▶ _Goal of the exercise_: Every line from the first one to the line containing "p5_2000 = [0.961, 1.102, 1.457]" should be echoed exactly; leave out the rest.

▶ _Listed records_:
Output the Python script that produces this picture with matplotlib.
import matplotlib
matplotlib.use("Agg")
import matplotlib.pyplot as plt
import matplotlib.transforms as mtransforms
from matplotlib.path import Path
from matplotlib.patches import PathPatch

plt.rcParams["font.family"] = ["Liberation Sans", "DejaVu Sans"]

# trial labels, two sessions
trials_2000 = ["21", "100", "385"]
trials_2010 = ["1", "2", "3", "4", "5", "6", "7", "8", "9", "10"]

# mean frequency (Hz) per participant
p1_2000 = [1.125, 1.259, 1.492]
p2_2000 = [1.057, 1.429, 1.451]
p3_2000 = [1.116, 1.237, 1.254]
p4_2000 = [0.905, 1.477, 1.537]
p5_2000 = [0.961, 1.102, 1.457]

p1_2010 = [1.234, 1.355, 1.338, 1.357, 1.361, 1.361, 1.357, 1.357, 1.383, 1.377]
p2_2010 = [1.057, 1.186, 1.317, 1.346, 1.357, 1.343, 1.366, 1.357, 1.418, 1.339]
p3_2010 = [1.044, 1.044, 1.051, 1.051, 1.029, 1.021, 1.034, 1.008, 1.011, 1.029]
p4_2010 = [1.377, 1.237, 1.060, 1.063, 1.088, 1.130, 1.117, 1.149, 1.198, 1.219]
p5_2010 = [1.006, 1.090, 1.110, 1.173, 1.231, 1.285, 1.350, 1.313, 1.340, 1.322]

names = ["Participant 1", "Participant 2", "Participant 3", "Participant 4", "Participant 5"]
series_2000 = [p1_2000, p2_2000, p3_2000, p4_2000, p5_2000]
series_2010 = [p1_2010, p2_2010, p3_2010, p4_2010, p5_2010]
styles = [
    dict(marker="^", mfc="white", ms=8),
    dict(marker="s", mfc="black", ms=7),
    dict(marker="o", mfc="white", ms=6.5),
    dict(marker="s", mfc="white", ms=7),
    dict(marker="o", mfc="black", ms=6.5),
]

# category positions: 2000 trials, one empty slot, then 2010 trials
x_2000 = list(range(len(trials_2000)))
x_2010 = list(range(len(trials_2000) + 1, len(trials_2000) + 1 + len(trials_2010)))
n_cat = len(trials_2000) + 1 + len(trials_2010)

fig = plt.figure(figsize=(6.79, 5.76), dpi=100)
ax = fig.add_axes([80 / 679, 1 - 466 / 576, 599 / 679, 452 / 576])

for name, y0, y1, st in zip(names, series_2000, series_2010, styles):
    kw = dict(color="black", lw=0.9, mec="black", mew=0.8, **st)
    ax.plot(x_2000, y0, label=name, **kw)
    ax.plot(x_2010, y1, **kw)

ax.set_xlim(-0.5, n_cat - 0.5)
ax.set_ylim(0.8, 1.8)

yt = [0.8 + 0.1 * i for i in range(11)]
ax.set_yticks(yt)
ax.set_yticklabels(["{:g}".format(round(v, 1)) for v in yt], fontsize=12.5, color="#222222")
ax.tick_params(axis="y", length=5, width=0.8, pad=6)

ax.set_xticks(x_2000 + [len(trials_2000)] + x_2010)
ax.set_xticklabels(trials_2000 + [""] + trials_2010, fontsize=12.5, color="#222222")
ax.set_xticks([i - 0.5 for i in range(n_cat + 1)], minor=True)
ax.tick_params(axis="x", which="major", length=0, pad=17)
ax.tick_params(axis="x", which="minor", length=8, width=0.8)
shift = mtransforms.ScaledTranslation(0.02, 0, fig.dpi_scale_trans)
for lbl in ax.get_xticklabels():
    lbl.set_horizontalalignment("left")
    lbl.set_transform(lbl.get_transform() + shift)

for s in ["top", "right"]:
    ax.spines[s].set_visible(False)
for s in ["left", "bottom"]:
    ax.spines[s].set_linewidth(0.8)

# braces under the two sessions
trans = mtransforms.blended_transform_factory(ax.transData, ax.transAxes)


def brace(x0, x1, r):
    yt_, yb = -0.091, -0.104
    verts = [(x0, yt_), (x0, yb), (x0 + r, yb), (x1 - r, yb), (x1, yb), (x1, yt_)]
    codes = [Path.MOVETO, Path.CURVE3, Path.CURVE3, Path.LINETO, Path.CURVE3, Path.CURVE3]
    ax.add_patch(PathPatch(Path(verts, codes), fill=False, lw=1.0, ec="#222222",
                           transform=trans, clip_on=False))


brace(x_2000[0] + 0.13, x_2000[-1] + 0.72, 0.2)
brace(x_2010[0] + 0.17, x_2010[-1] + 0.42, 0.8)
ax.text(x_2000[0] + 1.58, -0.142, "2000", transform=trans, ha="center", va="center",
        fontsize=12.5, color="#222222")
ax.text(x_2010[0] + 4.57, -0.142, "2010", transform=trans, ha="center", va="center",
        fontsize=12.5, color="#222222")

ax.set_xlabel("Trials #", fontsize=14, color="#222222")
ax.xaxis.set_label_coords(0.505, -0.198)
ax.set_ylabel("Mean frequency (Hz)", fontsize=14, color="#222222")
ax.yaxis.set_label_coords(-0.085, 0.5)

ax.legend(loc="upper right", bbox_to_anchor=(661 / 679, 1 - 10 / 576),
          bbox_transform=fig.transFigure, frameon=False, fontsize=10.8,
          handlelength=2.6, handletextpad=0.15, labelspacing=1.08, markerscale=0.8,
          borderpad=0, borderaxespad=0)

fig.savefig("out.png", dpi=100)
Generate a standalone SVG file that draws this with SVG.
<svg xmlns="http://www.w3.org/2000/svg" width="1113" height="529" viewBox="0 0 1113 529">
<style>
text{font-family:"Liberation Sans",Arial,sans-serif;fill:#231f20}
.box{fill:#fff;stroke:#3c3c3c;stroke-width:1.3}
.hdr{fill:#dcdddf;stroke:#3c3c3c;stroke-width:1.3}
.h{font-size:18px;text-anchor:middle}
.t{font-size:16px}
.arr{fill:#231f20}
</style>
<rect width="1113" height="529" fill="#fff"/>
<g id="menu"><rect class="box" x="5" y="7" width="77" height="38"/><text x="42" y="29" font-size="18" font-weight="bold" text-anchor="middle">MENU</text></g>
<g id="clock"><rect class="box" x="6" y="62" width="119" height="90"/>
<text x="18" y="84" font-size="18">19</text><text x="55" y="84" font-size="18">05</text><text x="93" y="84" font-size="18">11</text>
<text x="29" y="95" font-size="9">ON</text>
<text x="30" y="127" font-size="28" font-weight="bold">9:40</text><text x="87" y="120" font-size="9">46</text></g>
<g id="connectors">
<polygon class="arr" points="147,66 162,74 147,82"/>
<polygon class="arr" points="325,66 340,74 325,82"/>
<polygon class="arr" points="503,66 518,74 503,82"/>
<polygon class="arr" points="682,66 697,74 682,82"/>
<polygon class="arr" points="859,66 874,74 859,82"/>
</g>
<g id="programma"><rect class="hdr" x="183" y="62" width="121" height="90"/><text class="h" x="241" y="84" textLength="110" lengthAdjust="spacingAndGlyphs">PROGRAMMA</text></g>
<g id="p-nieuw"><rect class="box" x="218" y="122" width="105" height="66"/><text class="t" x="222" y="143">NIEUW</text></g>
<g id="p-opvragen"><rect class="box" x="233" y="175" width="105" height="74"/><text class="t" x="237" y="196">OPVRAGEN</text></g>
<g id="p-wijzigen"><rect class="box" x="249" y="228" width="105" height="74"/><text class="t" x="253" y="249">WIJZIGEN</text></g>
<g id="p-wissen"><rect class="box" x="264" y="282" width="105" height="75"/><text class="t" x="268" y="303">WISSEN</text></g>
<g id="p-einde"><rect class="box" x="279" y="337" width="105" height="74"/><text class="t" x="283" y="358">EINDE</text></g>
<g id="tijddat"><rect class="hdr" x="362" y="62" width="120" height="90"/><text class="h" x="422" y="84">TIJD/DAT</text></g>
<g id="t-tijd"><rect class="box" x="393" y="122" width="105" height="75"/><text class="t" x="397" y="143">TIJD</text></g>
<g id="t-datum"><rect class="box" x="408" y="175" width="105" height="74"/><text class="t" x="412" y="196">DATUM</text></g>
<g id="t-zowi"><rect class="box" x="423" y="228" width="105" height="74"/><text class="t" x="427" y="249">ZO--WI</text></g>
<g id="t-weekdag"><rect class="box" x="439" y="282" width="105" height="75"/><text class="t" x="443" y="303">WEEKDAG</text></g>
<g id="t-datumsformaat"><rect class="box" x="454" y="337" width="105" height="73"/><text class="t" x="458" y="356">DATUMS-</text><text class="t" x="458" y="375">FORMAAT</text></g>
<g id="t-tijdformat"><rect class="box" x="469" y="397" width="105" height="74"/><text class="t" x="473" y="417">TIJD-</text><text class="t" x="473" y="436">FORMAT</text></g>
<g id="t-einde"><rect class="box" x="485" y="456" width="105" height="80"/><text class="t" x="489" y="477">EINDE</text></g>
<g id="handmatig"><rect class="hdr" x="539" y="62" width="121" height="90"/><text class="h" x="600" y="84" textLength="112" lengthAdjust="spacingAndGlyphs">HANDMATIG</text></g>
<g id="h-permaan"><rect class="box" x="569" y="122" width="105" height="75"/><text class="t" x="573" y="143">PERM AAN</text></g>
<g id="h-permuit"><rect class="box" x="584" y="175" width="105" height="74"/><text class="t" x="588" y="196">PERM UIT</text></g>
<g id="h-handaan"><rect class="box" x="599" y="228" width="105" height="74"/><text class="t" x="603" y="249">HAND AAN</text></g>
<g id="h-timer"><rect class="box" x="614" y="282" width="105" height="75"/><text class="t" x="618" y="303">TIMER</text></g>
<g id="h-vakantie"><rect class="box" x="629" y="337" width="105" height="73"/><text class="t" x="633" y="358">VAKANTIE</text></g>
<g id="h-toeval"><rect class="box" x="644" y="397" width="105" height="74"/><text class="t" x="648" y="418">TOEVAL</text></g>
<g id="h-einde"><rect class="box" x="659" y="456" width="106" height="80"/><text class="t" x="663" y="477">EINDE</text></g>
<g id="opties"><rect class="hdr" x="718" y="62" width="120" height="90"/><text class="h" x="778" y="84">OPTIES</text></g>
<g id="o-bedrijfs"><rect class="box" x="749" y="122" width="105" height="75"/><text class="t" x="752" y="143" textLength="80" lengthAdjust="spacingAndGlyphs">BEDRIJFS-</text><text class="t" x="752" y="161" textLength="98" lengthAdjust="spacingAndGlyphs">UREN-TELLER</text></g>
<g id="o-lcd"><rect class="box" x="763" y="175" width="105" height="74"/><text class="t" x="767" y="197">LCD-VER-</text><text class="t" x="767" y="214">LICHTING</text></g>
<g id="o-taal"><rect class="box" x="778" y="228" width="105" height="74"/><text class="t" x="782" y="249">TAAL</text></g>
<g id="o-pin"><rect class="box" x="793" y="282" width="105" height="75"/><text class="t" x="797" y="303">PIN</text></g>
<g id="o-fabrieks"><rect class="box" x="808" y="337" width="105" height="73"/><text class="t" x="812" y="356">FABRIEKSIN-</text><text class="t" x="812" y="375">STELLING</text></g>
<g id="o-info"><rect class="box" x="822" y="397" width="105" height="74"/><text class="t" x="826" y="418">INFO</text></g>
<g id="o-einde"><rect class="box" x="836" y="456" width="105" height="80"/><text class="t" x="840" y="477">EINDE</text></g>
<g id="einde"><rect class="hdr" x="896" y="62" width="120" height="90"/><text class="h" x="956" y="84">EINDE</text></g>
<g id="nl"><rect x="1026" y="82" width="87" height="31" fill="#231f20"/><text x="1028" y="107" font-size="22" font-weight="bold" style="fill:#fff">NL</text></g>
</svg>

▶ _The reply_:
Output the Python script that produces this picture with matplotlib.
import matplotlib
matplotlib.use("Agg")
import matplotlib.pyplot as plt
import matplotlib.transforms as mtransforms
from matplotlib.path import Path
from matplotlib.patches import PathPatch

plt.rcParams["font.family"] = ["Liberation Sans", "DejaVu Sans"]

# trial labels, two sessions
trials_2000 = ["21", "100", "385"]
trials_2010 = ["1", "2", "3", "4", "5", "6", "7", "8", "9", "10"]

# mean frequency (Hz) per participant
p1_2000 = [1.125, 1.259, 1.492]
p2_2000 = [1.057, 1.429, 1.451]
p3_2000 = [1.116, 1.237, 1.254]
p4_2000 = [0.905, 1.477, 1.537]
p5_2000 = [0.961, 1.102, 1.457]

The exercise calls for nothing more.